President Biden has pledged that he would lead “the most pro-union administration in history.”

However, even with labor unions seemingly coming back into vogue, Mr. Suflas said he thinks the return to card check is “a pretty big stretch” for the 3-2 Democratic majority on Mr. Biden’s Board to take up.  

The past year has seen an uptick in union organizing. The Bureau of Labor Statistics reported that in fiscal year 2022, union petition filings were up 57 percent from the previous year.

Apple store employees at Towson, Maryland, voted last week to form the company’s first union, and campaigns are also under way at stores in New York City and Atlanta. Chipotle employees at Augusta, Maine, also filed for an election last week.

Since December, nearly 130 Starbucks locations have voted to unionize, with 211 more having petitioned to hold union elections.
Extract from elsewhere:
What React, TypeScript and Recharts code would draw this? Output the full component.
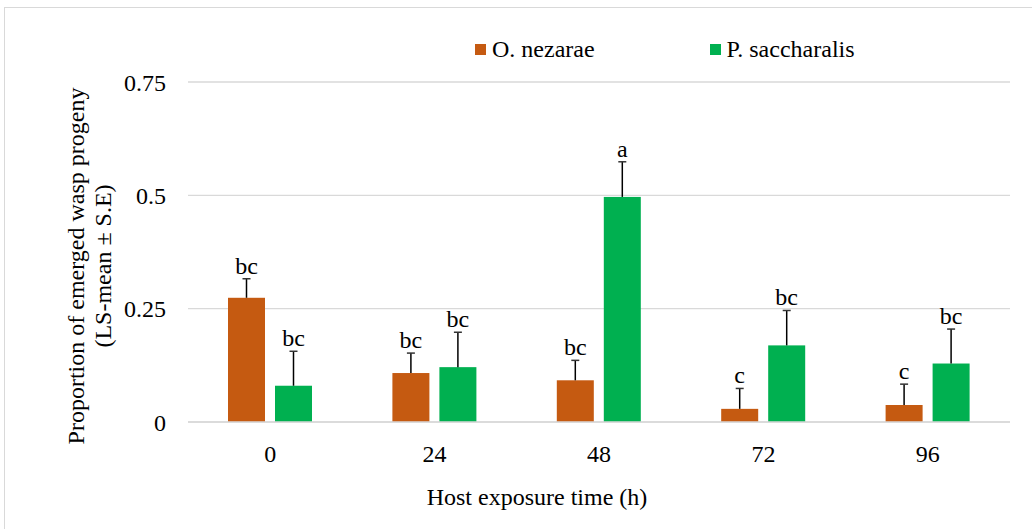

In April, Amazon’s JFK8 warehouse in Staten Island became the first to unionize, but a similar effort in Bessemer, Alabama, failed.  

This recent uptick, however, comes after a long dry spell for the labor movement. As of January 2022, only 6.1 percent of all private-sector employees were unionized, down from 20.1 percent in 1980.

Ms. Abruzzo said that the end of card check was a major contributor to the decline. “After the board replaced Joy Silk, the commission of unfair labor practices during election campaigns … increased dramatically,” she said in her brief. “In turn, the number of elections fell precipitously, as a result, the rate of unionization now rests near all-time lows.”